Expanding member 16 takes the form of a ring with a conically expanding abutment surface 24 terminating in a radially outwardly protruding flange 25. The circumference of flange 25 is larger than the circumference of circumferential surface 23 of bearing ring 15.
Both bearing rings 13 and 15 extend into spacer sleeve 14. The annular shoulders 20 and 21 of the two bearing rings are supported against the end faces 26 and 27, respectively, of spacer sleeve 14.
Mounted on the two circumferential surfaces 22 and 23 of the two bearing rings 13 and 15, respectively, is a piston ring 28 and 29, respectively.

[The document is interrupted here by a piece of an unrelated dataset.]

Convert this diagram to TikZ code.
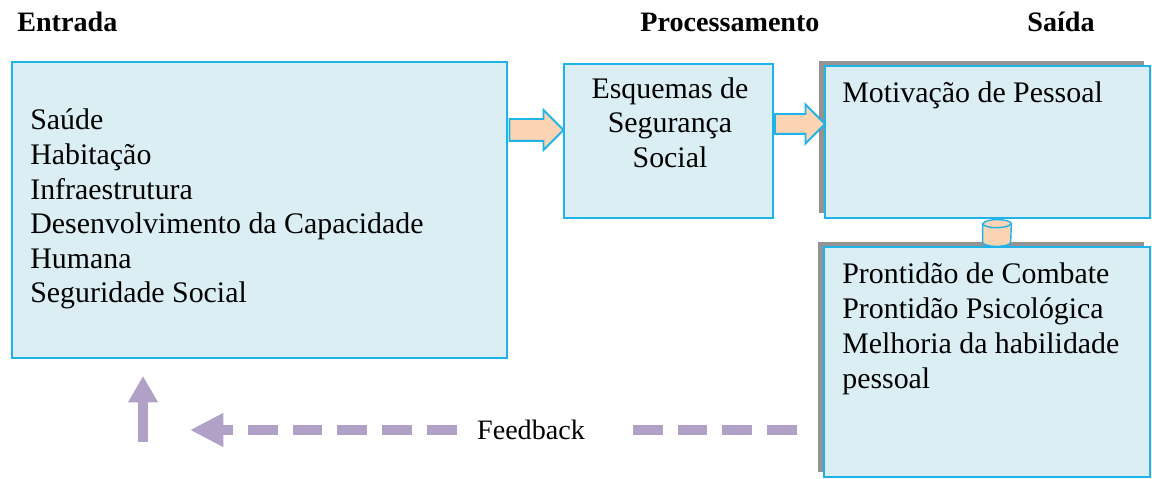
\documentclass[tikz,border=0pt]{standalone}
\usepackage{fontspec}
\setmainfont{Liberation Serif}
\usetikzlibrary{shapes.arrows,shadows,arrows.meta}

\definecolor{boxfill}{RGB}{218,238,243}
\definecolor{boxline}{RGB}{30,180,234}
\definecolor{peach}{RGB}{251,212,180}
\definecolor{lilac}{RGB}{178,161,199}

\tikzset{
  panel/.style={draw=boxline, fill=boxfill, line width=1.1pt, inner sep=0pt, outer sep=0pt},
  shadowpanel/.style={panel, drop shadow={shadow xshift=-0.12cm, shadow yshift=0.1cm, fill=gray!85, opacity=1}},
  boxtext/.style={font=\fontsize{17}{19.7}\selectfont, inner sep=0pt},
  heading/.style={font=\fontsize{16}{19}\selectfont\bfseries, inner sep=0pt},
  blockarrow/.style={single arrow, draw=boxline, fill=peach, line width=1.1pt, inner xsep=0pt},
  linkcyl/.style={draw=boxline, fill=peach, line width=0.8pt},
  fbline/.style={lilac, line width=6pt, dash pattern=on 17pt off 8.5pt},
}

\begin{document}
\begin{tikzpicture}[x=0.02cm, y=-0.02cm]
\useasboundingbox (0,0) rectangle (1152,479);

% Headings
\node[heading, anchor=base west] (hin) at (17,32) {Entrada};
\node[heading, anchor=base] (hproc) at (730,32) {Processamento};
\node[heading, anchor=base] (hout) at (1061,32) {Saída};

% Input
\node[panel, minimum width=9.9cm, minimum height=5.92cm] (input) at (259.5,210) {};
\foreach \txt [count=\i] in {Saúde, Habitação, Infraestrutura, Desenvolvimento da Capacidade, Humana, Seguridade Social}
  \node[boxtext, anchor=base west] (in\i) at (30,{130+34.6*(\i-1)}) {\txt};

% Processing
\node[panel, minimum width=4.18cm, minimum height=3.08cm] (proc) at (668.5,141) {};
\node[boxtext, anchor=base] (proc1) at (670,99) {Esquemas de};
\node[boxtext, anchor=base] (proc2) at (670,133) {Segurança};
\node[boxtext, anchor=base] (proc3) at (670,168) {Social};

% Output
\node[shadowpanel, minimum width=6.5cm, minimum height=3.04cm] (motiv) at (987.5,142) {};
\node[boxtext, anchor=base west] (motivtext) at (842,103) {Motivação de Pessoal};
\node[shadowpanel, minimum width=6.52cm, minimum height=4.6cm] (ready) at (987,362) {};
\foreach \txt [count=\i] in {Prontidão de Combate, Prontidão Psicológica, Melhoria da habilidade, pessoal}
  \node[boxtext, anchor=base west] (out\i) at (842,{284+34.7*(\i-1)}) {\txt};

% Links
\node[blockarrow, inner ysep=0.2cm, single arrow head extend=0.18cm, minimum height=1.08cm] (arr1) at (531,130) {};
\node[blockarrow, inner ysep=0.18cm, single arrow head extend=0.19cm, minimum height=1.0cm] (arr2) at (795,124) {};
\node[inner sep=0pt, minimum width=0.56cm, minimum height=0.52cm] (link) at (997,233) {};
\filldraw[linkcyl] ([yshift=-0.08cm]link.north west) -- ([yshift=0.08cm]link.south west)
  arc[start angle=180, end angle=360, x radius=0.28cm, y radius=0.08cm]
  -- ([yshift=-0.08cm]link.north east)
  arc[start angle=0, end angle=180, x radius=0.28cm, y radius=0.08cm] -- cycle;
\draw[linkcyl, fill=none] ([yshift=-0.08cm]link.north west)
  arc[start angle=180, end angle=360, x radius=0.28cm, y radius=0.08cm];

% Feedback
\node[font=\fontsize{16}{19}\selectfont, inner sep=0pt] (fb) at (531,430) {Feedback};
\coordinate (fbR) at (797,430);
\coordinate (fbL) at (190,430);
\draw[fbline, shorten >=0.95cm] (fbR) -- (fb.east);
\draw[fbline, shorten <=0.4cm, -{Triangle[length=19pt,width=18pt]}] (fb.west) -- (fbL);
\coordinate (upB) at (143,442);
\coordinate (upT) at (143,376);
\draw[lilac, line width=6pt, -{Triangle[length=15pt,width=16pt]}] (upB) -- (upT);
\end{tikzpicture}
\end{document}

These also embrace flange 6 and flange 25, respectively. In the region of these flanges, both piston rings have a recess on their inner side. The piston rings are thereby axially fixed in the region between flanges 6 and 25, respectively, on the one hand, and annular shoulders 20 and 21, respectively, on the other hand.
The outer surfaces 30 and 31 of the two piston rings 28 and 29 are of circular-cylindrical configuration and sealingly abut the inside wall of a pump cylinder 32 illustrated by a dot-and-dash line in the drawings.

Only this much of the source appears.